Tips To Maximize the Return of Your Investment Property
Whether you’ve recently purchased an investment property or have long-held properties, it is always good to review your assets to ensure maximum returns on your investment. The major goals of investing in real estate are to increase the value of the property and generate optimal returns from the investment. If you hire a property manager, you should ensure the company offers an advice-driven service that will help maximize your returns. Property investing is very lucrative when you’re getting the best possible returns on your investment. However, the frequent changes in the industry can make it hard to get the best returns even for seasoned property investors. Wondering how to maximize your returns and increase your chances of success?
Here are tips on how to maximize the returns on your investment property.
Regular Small Improvements
Making small renovations on your investment property is important to ensuring maximum returns. Potential tenants need a place they can call home. Ensure your investment property is rent ready, inviting and presentable. A tidy and well-maintained house commands a better price and attracts the best tenants. There are regular pocket-friendly innovations you should have to ensure your home remains in top shape. Giving your property a lick of paint, trimming the lawn, re-surfacing kitchen cabinets and re-grouting are some of the low-cost improvements that will help maximize your investment returns.
Research the Market
Research the market and ensure you’re charging an equitable rental price as the houses similar to yours. If you find that you’re charging less than the market price, arrange for rental increments according to the terms of the lease you have. When the average rental price rises in the market, the value of your property should rise along with it. Overpricing your rental property will have your property sit vacant for an extended period while under-pricing it will reduce your returns. Ensure you price your property right for you to maximize your returns.
Be Pet-Friendly
Since most landlords don’t allow tenants to own pets, you can use it as an investment strategy. Permitting tenants with pets on your investment property can attract premium rents. Although there are challenges of allowing pets on a property, it is a worthy option to ensuring maximum returns. You can charge pet fees which will ultimately increase your rental income. Moreover, pet owners don’t easily move and therefore you have longer tenancy.
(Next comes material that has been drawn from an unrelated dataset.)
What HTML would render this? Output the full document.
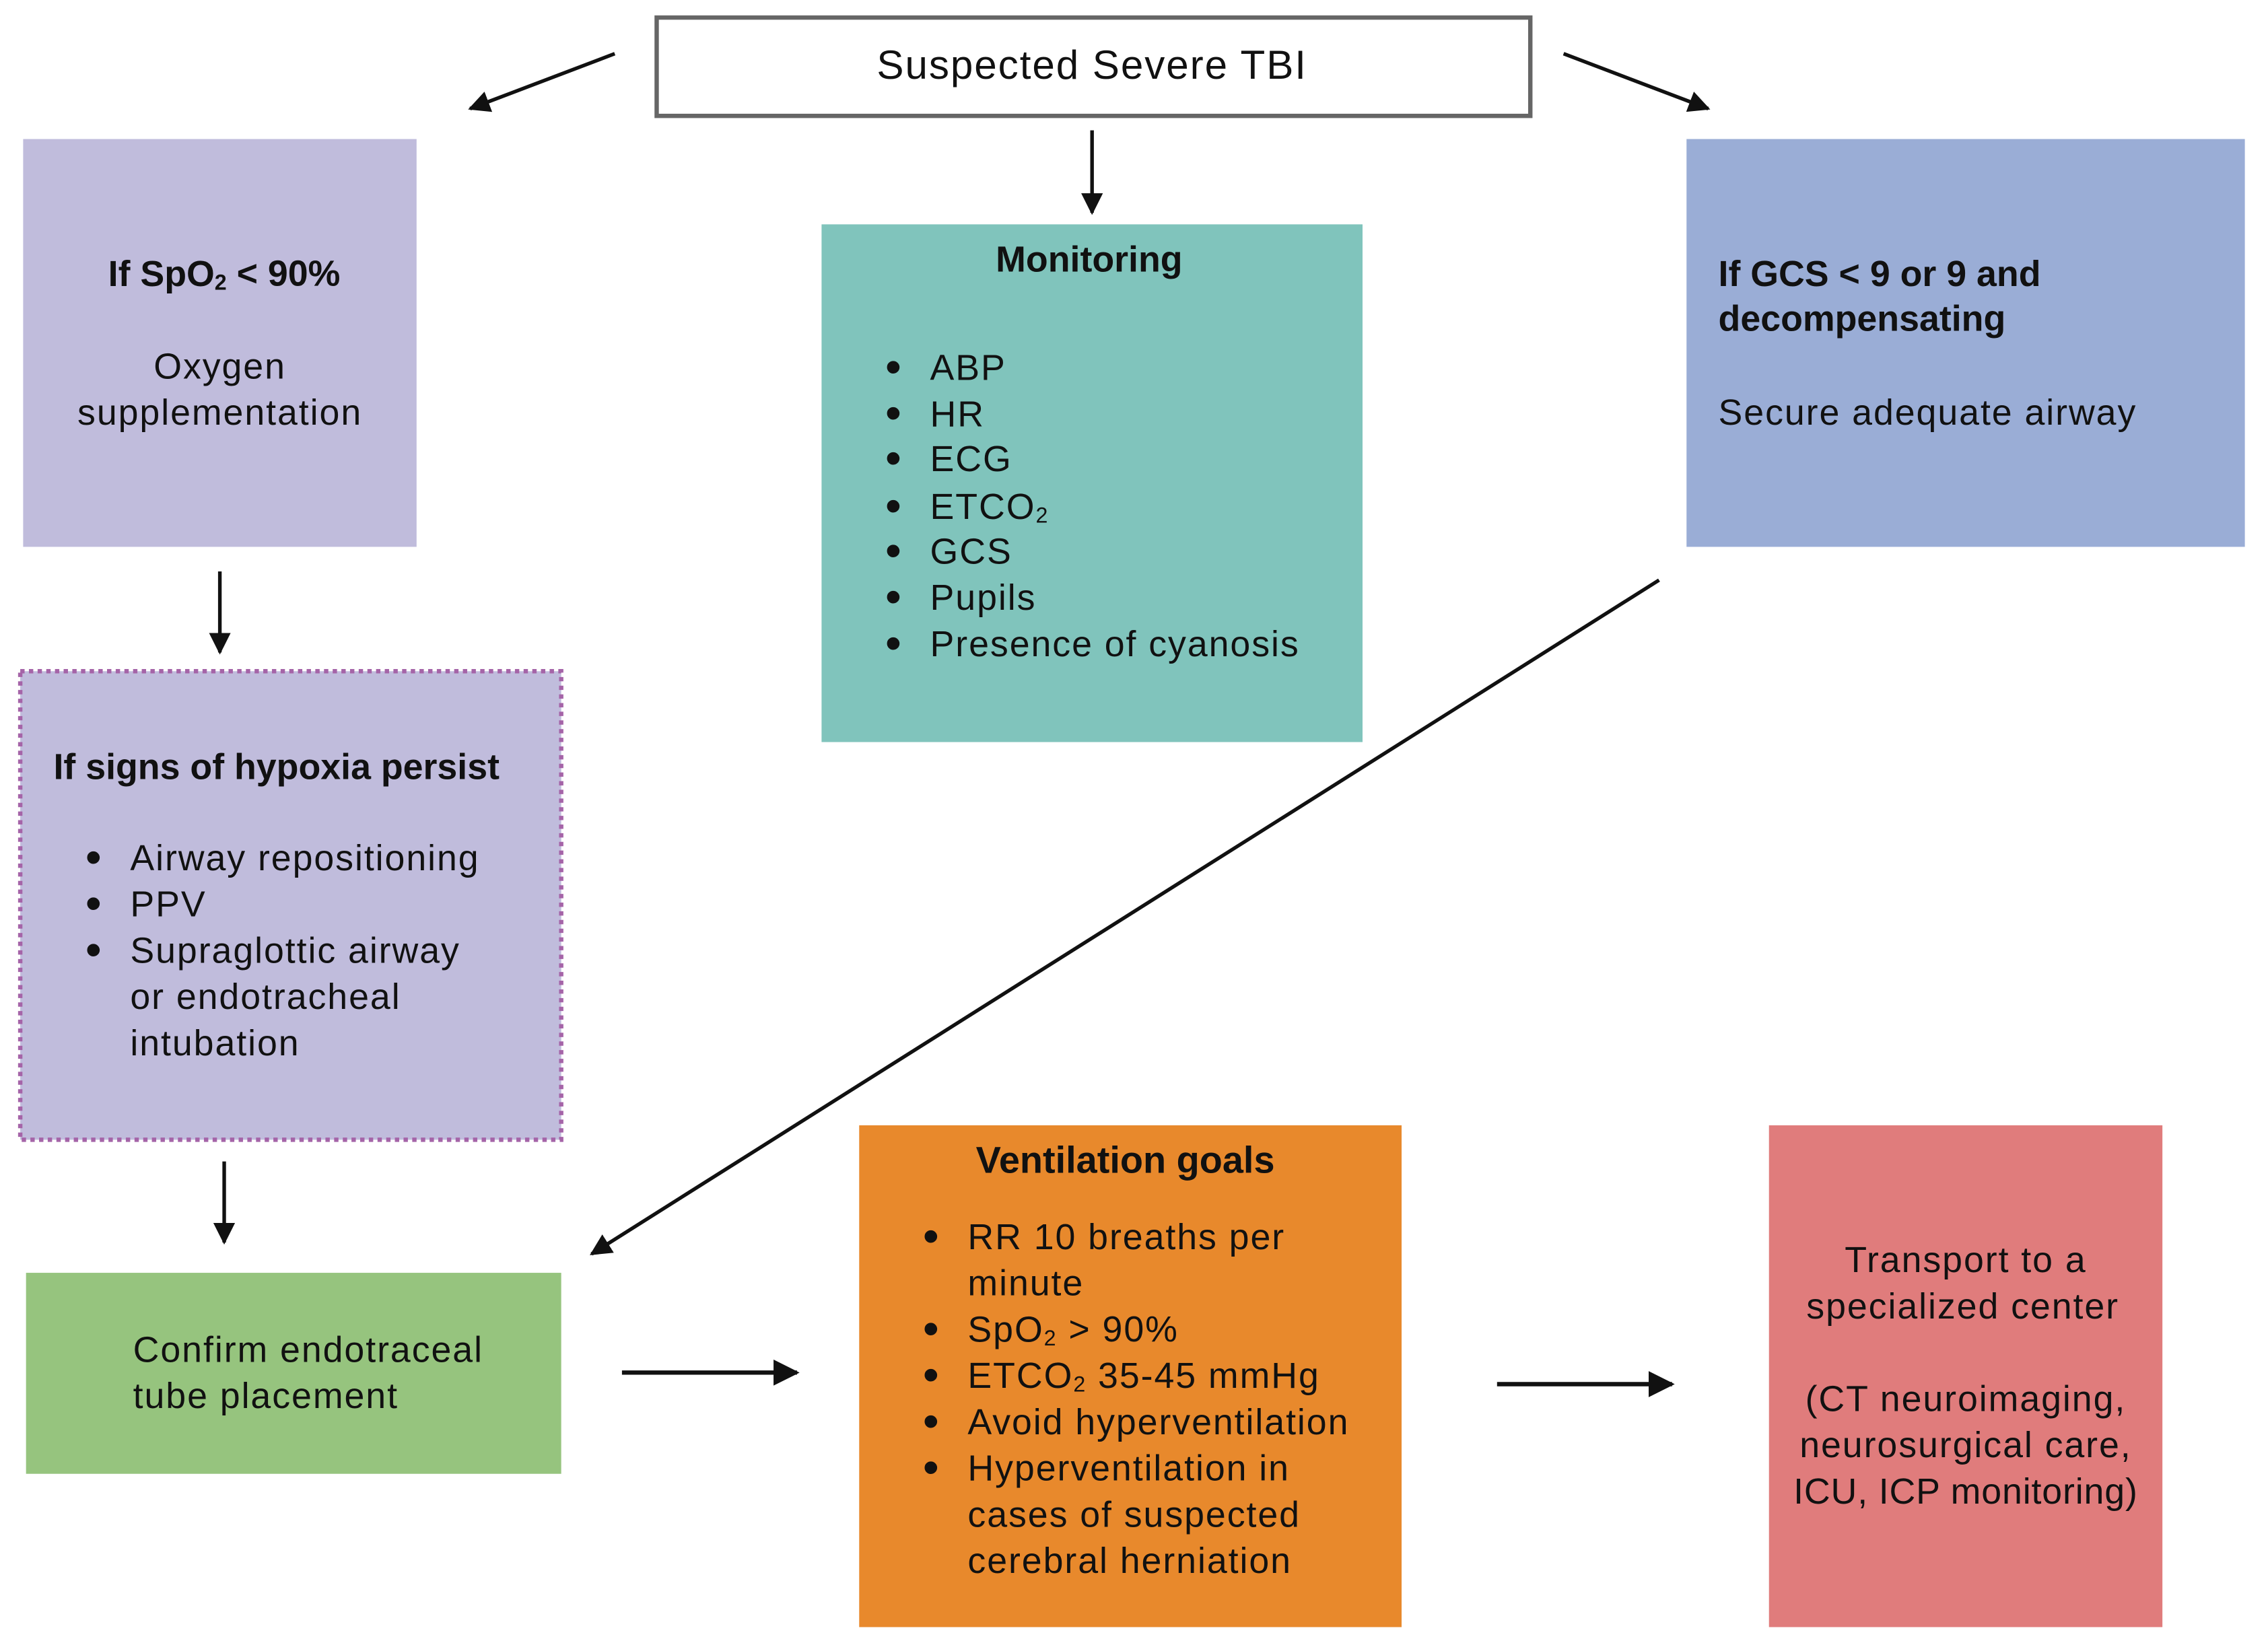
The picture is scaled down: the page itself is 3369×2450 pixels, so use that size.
<!DOCTYPE html>
<html><head><meta charset="utf-8"><style>html,body{margin:0;padding:0;background:#fff}svg{display:block}</style></head>
<body>
<svg width="3369" height="2450" viewBox="0 0 1568 1140" xmlns="http://www.w3.org/2000/svg" font-family="Liberation Sans, sans-serif" font-size="25" letter-spacing="0.9" fill="#111">
<defs><marker id="a" viewBox="0 0 10 10" refX="9" refY="5" markerWidth="6" markerHeight="6" orient="auto-start-reverse"><path d="M0,0L10,5L0,10z" fill="#111"/></marker></defs>
<rect width="1568" height="1140" fill="#fff"/>
<rect x="454" y="12" width="604" height="68" fill="#fff" stroke="#666" stroke-width="3"/>
<text x="755" y="47" font-size="28" text-anchor="middle" dominant-baseline="middle">Suspected Severe TBI</text>
<rect x="16" y="96" width="272" height="282" fill="#c0bcdc"/>
<text x="155" y="191" text-anchor="middle" dominant-baseline="middle" font-weight="bold" letter-spacing="0">If SpO<tspan font-size="15" dy="5">2</tspan><tspan dy="-5"> &lt; 90%</tspan></text>
<text x="152" y="255" text-anchor="middle" dominant-baseline="middle">Oxygen</text>
<text x="152" y="287" text-anchor="middle" dominant-baseline="middle">supplementation</text>
<rect x="568" y="155" width="374" height="358" fill="#80c4bc"/>
<text x="753" y="181" text-anchor="middle" dominant-baseline="middle" font-weight="bold" letter-spacing="0">Monitoring</text>
<g dominant-baseline="middle" font-size="25">
<text x="612" y="256" font-size="32">•</text><text x="643" y="256">ABP</text>
<text x="612" y="288" font-size="32">•</text><text x="643" y="288">HR</text>
<text x="612" y="319" font-size="32">•</text><text x="643" y="319">ECG</text>
<text x="612" y="352" font-size="32">•</text><text x="643" y="352">ETCO<tspan font-size="15" dy="5">2</tspan></text>
<text x="612" y="383" font-size="32">•</text><text x="643" y="383">GCS</text>
<text x="612" y="415" font-size="32">•</text><text x="643" y="415">Pupils</text>
<text x="612" y="447" font-size="32">•</text><text x="643" y="447">Presence of cyanosis</text>
</g>
<rect x="1166" y="96" width="386" height="282" fill="#9aadd6"/>
<g dominant-baseline="middle">
<text x="1188" y="191" font-weight="bold" letter-spacing="0">If GCS &lt; 9 or 9 and</text>
<text x="1188" y="222" font-weight="bold" letter-spacing="0">decompensating</text>
<text x="1188" y="287">Secure adequate airway</text>
</g>
<rect x="14" y="464" width="374" height="324" fill="#c0bcdc" stroke="#a564a8" stroke-width="3" stroke-dasharray="3 3"/>
<g dominant-baseline="middle">
<text x="37" y="532" font-weight="bold" letter-spacing="0">If signs of hypoxia persist</text>
<text x="59" y="595" font-size="32">•</text><text x="90" y="595">Airway repositioning</text>
<text x="59" y="627" font-size="32">•</text><text x="90" y="627">PPV</text>
<text x="59" y="659" font-size="32">•</text><text x="90" y="659">Supraglottic airway</text>
<text x="90" y="691">or endotracheal</text>
<text x="90" y="723">intubation</text>
</g>
<rect x="18" y="880" width="370" height="139" fill="#96c47e"/>
<text x="92" y="935" dominant-baseline="middle">Confirm endotraceal</text>
<text x="92" y="967" dominant-baseline="middle">tube placement</text>
<rect x="594" y="778" width="375" height="347" fill="#e8892c"/>
<g dominant-baseline="middle">
<text x="778" y="804" text-anchor="middle" font-weight="bold" font-size="26" letter-spacing="0">Ventilation goals</text>
<text x="638" y="857" font-size="32">•</text><text x="669" y="857">RR 10 breaths per</text>
<text x="669" y="889">minute</text>
<text x="638" y="921" font-size="32">•</text><text x="669" y="921">SpO<tspan font-size="15" dy="5">2</tspan><tspan dy="-5"> &gt; 90%</tspan></text>
<text x="638" y="953" font-size="32">•</text><text x="669" y="953">ETCO<tspan font-size="15" dy="5">2</tspan><tspan dy="-5"> 35-45 mmHg</tspan></text>
<text x="638" y="985" font-size="32">•</text><text x="669" y="985">Avoid hyperventilation</text>
<text x="638" y="1017" font-size="32">•</text><text x="669" y="1017">Hyperventilation in</text>
<text x="669" y="1049">cases of suspected</text>
<text x="669" y="1081">cerebral herniation</text>
</g>
<rect x="1223" y="778" width="272" height="347" fill="#e07c7c"/>
<g dominant-baseline="middle" text-anchor="middle">
<text x="1359" y="873">Transport to a</text>
<text x="1357" y="905">specialized center</text>
<text x="1359" y="969">(CT neuroimaging,</text>
<text x="1359" y="1001">neurosurgical care,</text>
<text x="1359" y="1033" letter-spacing="0.4">ICU, ICP monitoring)</text>
</g>
<g stroke="#111" stroke-width="2.5" fill="none" marker-end="url(#a)">
<line x1="425" y1="37" x2="325" y2="75"/>
<line x1="1081" y1="37" x2="1181" y2="75"/>
<line x1="755" y1="90" x2="755" y2="147"/>
<line x1="152" y1="395" x2="152" y2="451"/>
<line x1="155" y1="803" x2="155" y2="859"/>
<line x1="1147" y1="401" x2="409" y2="867"/>
<line x1="430" y1="949" x2="551" y2="949" stroke-width="3"/>
<line x1="1035" y1="957" x2="1156" y2="957" stroke-width="3"/>
</g>
</svg>
</body></html>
Careful Screening of Tenants for Your Investment Property
Non-payment of rent and premature move-outs are some of the expenses that can great lower your return on investment. However, the good news is that you can avoid or rather reduce such expenses by choosing your tenants wisely. While it is important to have your rental property occupied, it also matters who occupies it. Run the credit reports and background checks on your potential tenants to ensure they’re the right tenants for your property. You better be safe than sorry when it comes to rental property leasing.
Necessary Amenities and Appliances
Your potential tenants are looking for a finished product, which is a complete home for them to move in. However, there are many rental properties that lack the HVAC unit, gas cook stove, and a dishwasher among others. If you want to attract good tenants, provide for them the value they seek. When you have these amenities in good working condition, you can be able to ask for a premium rental price without any issues arising. Moreover, you will be able to retain your tenants because they will be easily willing to let go of the value they found in your property.
Avoid Tenant Turnover on Your Investment Property
Reducing tenant turnover is a surefire way of increasing your investment returns. Proper communication and providing incentives to tenants that pay the rent on time are some of the ways that can reduce tenant turnover. You want to keep the good tenants for the longest possible time. Having a vacant property is the nightmare you should avoid as an investor.